Degraded API performance affecting device updates

Incident Report for Balena.io

Postmortem

During the affected period, we saw elevated request volume which led to
increased CPU usage on our database. Because of the increased utilization,
queries took longer to run, and eventually the combination of increased requests
and increased database latency resulted in our API instances consuming all
available connections in their connection pool. They then became unavailable to
the load balancer.

This was similar to the incident the day before, but more severe.

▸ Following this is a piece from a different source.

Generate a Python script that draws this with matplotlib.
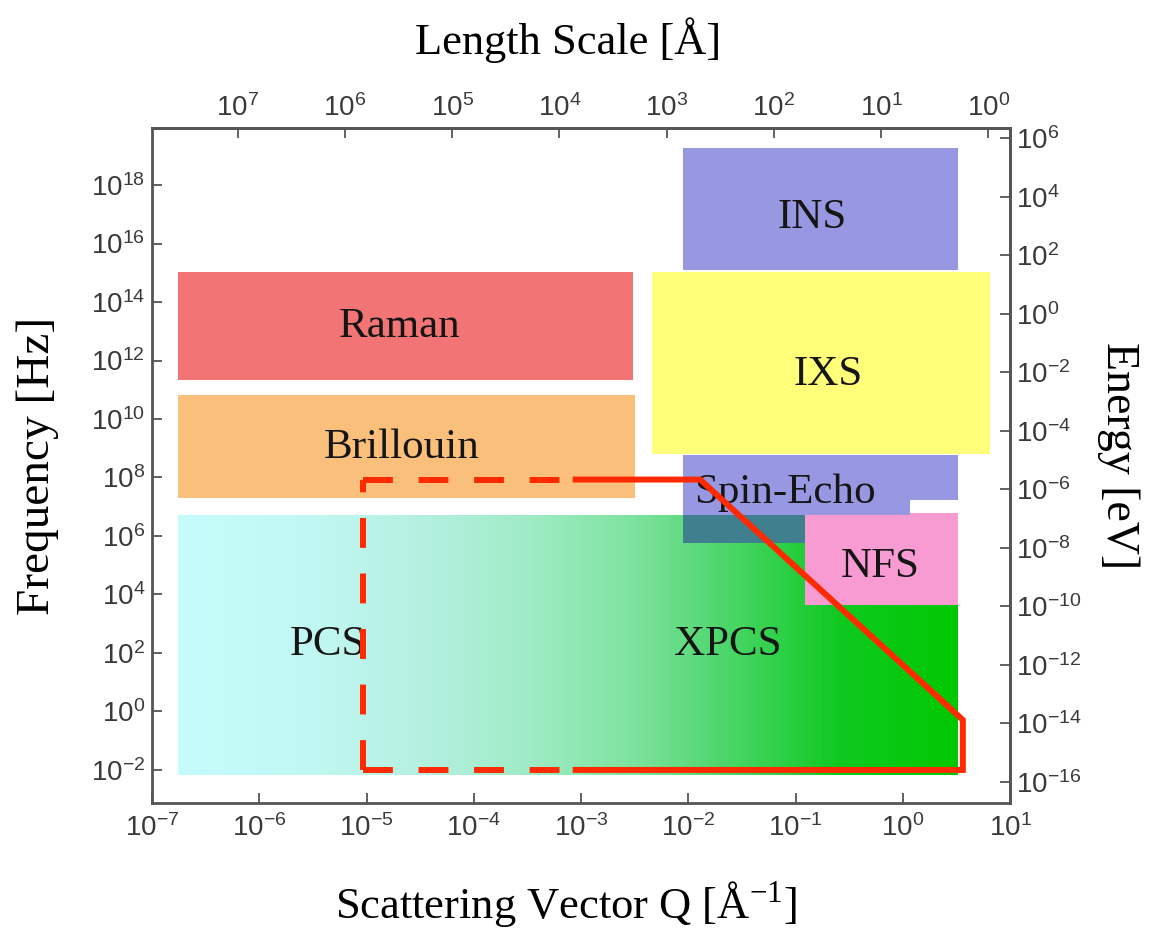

We resolved the immediate issue by increasing our cache timeout for certain
queries about device state, which reduced the load enough to recover. We then
restored the normal timeouts. As a long-term mitigation, we've added
dedicated pools for our endpoints most likely to begin consuming
connections under load. This has the dual effect of ensuring that if connections
become exhausted the API core instances will remain unaffected, as well as
increasing capacity generally.

Posted Aug 14, 2018 - 23:44 UTC

Resolved

This incident has been resolved.

Posted Aug 07, 2018 - 22:32 UTC

Update

We are continuing to work on a fix for this issue.

Posted Aug 07, 2018 - 22:22 UTC

Identified

The issue has been identified and a fix is being implemented.

Posted Aug 07, 2018 - 21:09 UTC

This incident affected: API.